▶ [Entries supplied]:
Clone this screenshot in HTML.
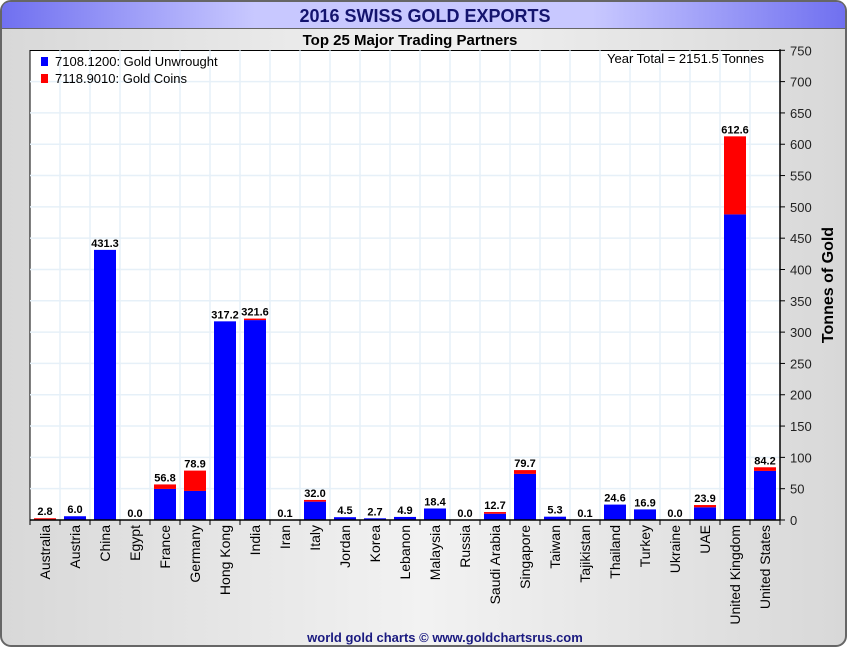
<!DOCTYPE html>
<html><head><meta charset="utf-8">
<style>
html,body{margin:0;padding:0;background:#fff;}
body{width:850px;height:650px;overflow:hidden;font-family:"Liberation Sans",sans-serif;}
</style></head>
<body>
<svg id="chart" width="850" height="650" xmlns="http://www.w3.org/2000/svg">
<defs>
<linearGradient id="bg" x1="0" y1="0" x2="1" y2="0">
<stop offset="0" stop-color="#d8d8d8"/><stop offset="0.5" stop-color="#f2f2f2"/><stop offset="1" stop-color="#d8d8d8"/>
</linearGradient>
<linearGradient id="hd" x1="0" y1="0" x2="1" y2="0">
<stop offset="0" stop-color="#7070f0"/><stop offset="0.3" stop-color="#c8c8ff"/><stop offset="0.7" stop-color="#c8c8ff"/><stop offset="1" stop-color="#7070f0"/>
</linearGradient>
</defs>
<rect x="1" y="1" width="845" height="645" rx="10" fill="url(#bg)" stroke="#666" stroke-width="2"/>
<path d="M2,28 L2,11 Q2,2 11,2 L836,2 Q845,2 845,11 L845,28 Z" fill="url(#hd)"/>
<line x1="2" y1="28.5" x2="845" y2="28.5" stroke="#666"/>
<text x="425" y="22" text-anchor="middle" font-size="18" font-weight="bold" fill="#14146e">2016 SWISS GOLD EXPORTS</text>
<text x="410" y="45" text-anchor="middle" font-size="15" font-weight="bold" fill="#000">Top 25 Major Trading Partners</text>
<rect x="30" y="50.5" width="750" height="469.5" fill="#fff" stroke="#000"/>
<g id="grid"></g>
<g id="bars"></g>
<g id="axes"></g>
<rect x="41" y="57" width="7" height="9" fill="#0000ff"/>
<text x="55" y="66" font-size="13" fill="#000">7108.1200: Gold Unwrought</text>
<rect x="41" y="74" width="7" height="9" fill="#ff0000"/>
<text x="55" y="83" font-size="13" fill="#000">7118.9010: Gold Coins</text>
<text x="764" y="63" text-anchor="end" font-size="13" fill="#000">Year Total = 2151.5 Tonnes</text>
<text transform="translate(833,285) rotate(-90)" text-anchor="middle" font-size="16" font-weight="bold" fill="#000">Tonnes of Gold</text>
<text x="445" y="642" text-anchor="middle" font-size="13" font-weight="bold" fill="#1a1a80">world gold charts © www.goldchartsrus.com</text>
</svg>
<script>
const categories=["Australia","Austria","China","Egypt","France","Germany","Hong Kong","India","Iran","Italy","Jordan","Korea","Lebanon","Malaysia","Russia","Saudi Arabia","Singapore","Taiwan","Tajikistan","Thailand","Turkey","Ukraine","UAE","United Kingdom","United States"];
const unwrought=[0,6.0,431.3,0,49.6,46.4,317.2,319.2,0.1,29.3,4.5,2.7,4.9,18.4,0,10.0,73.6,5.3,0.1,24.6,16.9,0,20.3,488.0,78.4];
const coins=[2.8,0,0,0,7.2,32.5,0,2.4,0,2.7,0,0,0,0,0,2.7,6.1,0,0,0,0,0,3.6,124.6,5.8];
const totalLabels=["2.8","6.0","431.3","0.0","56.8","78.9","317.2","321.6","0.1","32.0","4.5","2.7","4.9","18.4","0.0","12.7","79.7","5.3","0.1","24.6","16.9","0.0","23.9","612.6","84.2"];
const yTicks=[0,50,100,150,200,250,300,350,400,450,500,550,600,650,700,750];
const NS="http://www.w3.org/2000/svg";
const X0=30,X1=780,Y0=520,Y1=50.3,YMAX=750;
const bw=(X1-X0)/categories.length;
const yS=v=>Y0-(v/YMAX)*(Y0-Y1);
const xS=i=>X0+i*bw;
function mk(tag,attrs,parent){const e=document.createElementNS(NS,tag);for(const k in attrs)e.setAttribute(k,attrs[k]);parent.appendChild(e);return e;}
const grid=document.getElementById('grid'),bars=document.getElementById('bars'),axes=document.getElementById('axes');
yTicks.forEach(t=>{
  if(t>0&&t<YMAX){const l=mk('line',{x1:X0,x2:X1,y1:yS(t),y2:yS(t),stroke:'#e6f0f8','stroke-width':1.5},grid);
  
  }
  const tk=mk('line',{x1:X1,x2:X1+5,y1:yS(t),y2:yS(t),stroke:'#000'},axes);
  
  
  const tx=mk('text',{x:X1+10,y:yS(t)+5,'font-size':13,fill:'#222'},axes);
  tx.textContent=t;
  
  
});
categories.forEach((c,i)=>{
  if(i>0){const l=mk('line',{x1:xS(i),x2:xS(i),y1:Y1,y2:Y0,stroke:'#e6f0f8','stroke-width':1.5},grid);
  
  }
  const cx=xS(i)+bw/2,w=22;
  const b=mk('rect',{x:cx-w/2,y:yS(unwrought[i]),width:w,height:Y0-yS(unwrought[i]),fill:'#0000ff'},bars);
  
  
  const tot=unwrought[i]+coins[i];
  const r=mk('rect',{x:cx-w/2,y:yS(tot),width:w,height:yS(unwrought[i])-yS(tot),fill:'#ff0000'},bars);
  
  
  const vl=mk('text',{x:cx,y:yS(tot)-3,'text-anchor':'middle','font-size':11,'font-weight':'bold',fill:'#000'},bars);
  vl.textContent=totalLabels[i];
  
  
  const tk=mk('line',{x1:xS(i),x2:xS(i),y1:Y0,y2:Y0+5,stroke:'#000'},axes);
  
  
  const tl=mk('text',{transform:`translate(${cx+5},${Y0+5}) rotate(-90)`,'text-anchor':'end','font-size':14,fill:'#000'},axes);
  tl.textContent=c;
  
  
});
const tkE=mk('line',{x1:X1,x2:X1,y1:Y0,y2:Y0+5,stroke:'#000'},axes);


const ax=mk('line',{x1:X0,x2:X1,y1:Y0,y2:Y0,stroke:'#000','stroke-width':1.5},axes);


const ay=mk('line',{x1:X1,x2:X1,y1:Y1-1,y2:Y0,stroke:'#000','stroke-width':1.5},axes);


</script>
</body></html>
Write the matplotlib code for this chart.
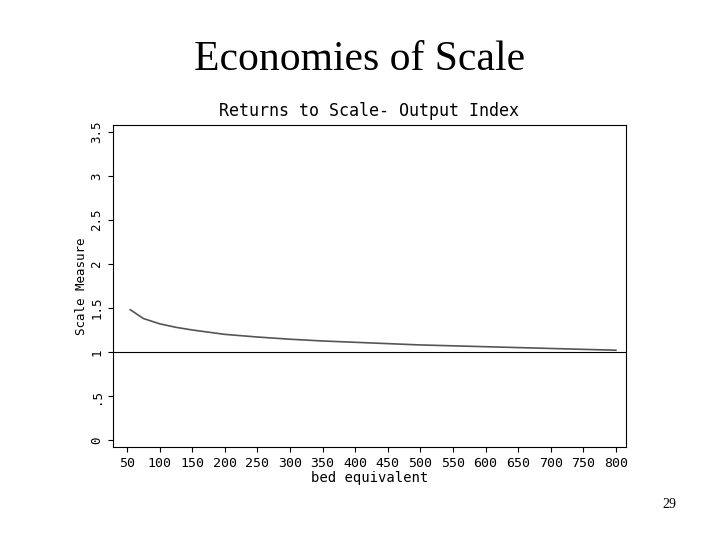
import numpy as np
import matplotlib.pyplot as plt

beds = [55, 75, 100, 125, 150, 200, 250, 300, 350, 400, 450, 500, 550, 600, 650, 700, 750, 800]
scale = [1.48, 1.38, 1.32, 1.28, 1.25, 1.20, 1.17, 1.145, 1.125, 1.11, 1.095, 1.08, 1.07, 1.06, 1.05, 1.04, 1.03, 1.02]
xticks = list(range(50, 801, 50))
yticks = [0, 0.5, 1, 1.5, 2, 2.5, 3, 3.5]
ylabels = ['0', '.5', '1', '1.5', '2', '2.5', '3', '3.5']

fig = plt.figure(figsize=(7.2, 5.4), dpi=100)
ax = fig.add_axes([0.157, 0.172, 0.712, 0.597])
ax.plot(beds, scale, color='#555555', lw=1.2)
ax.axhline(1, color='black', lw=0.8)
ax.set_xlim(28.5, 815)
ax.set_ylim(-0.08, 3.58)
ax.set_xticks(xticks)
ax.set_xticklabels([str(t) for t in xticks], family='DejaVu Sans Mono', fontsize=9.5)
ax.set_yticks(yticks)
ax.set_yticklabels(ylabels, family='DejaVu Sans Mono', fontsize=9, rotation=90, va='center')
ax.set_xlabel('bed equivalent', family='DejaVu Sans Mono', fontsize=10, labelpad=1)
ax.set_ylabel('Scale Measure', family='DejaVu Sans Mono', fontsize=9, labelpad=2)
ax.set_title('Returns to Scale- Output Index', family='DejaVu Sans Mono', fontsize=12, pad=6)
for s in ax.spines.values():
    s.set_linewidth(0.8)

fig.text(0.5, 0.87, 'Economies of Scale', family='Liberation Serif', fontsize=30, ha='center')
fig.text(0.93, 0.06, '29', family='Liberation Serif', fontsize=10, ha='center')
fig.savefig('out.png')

▶ [Given exercise]:
Using the entries above, repeat exactly the lines from the one with "Write the matplotlib code for this chart." to the one with "ylabels = ['0', '.5', '1', '1.5', '2', '2.5', '3', '3.5']", both included, and leave the pictures behind.

▶ [Solution to this exercise]:
Write the matplotlib code for this chart.
import numpy as np
import matplotlib.pyplot as plt

beds = [55, 75, 100, 125, 150, 200, 250, 300, 350, 400, 450, 500, 550, 600, 650, 700, 750, 800]
scale = [1.48, 1.38, 1.32, 1.28, 1.25, 1.20, 1.17, 1.145, 1.125, 1.11, 1.095, 1.08, 1.07, 1.06, 1.05, 1.04, 1.03, 1.02]
xticks = list(range(50, 801, 50))
yticks = [0, 0.5, 1, 1.5, 2, 2.5, 3, 3.5]
ylabels = ['0', '.5', '1', '1.5', '2', '2.5', '3', '3.5']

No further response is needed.